I had talked with Jason about this idea and like it a lot:  It’s important for us programmers to intentionally practice our craft.  I remembered reading an article on the topic somewhere, and tracked it down at Coding Horor: http://www.codinghorror.com/blog/2008/06/the-ultimate-code-kata.html. In this article from 2008 Jeff Atwood quotes an article by Steve Yegge (from 2005) called Practicing Programming.  You can read this article at http://sites.google.com/site/steveyegge2/practicing-programming.
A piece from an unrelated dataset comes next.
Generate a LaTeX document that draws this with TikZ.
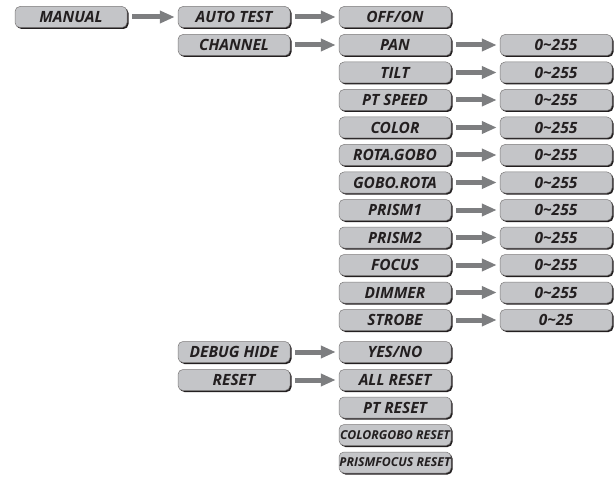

Steve refers to some other articles, and I think if you follow the references in those articles you eventually end up at Kevin Bacon – but you know all about that.  With all this great stuff already written about practicing our coding craft I won’t have to regurgitate that here.

Anyway – Jeff quotes a Scientific American article that uses the term: “Effortful Study”.  I like that, and suggest you read that article too, and then tell me what it is about.

I’ve been meeting up with a few friends at work, at code camps, and remotely during the last few years to intentionally practice programming.  We engage in effortful study to focus on very simple things that lead to code excellence. I have been learning a lot.  Hovever, even more imortant to me is that I feel rejuvinated after these study sessions.   Some of the Katas have been very simple, others have been very complicated.  Sometimes we move quickly to a good solution, sometimes we flounder about and don’t get anywhere.  Regardless, I have a great time interacting with my fellow programmers and find I’ve refilled my cup.  And that is the concept I call:

Programming as a Social Activity Just for the Fun of it

People get together to watch sports, go on bike rides, have dinner, go to movies, play games, get drunk, and lots of other fun stuff JUST FOR THE FUN OF IT.  Programming can be done the same way.  Two people or a whole group of people.  You can do simple Kata exercises, complicated code jam style contests, work on some Open Source project of mutual interest.  Whatever.  A friend of mine (the brilliant and dynamic Llewellyn Falco) used to have “Monday Night Programming” get togethers every week at his house.  What a great idea!  

I don’t know how or why this works for me, but it does – every time I do one of these code dojos or attend a coding gathering, or some similar activity it definately stimulates my interest in the work I love to do: programming. 

It might not work for you, but I love it.  Next time you run into me let’s sit down, open up the laptop, and code something – what do you say?  Come on, it could be fun.


2 Comments

  1. Ran Ever-Hadani:

    So, to take a purely hypothetical example, suppose an expert programmer and a novice programmer get together in their lunch hour to do the Bowling Kata. Can the novice now claim to have a social life? 🙂

  2. Woody Z.:

    Hello Ran: I don’t think so. I have heard of programmers with a social life, but I have never seen one.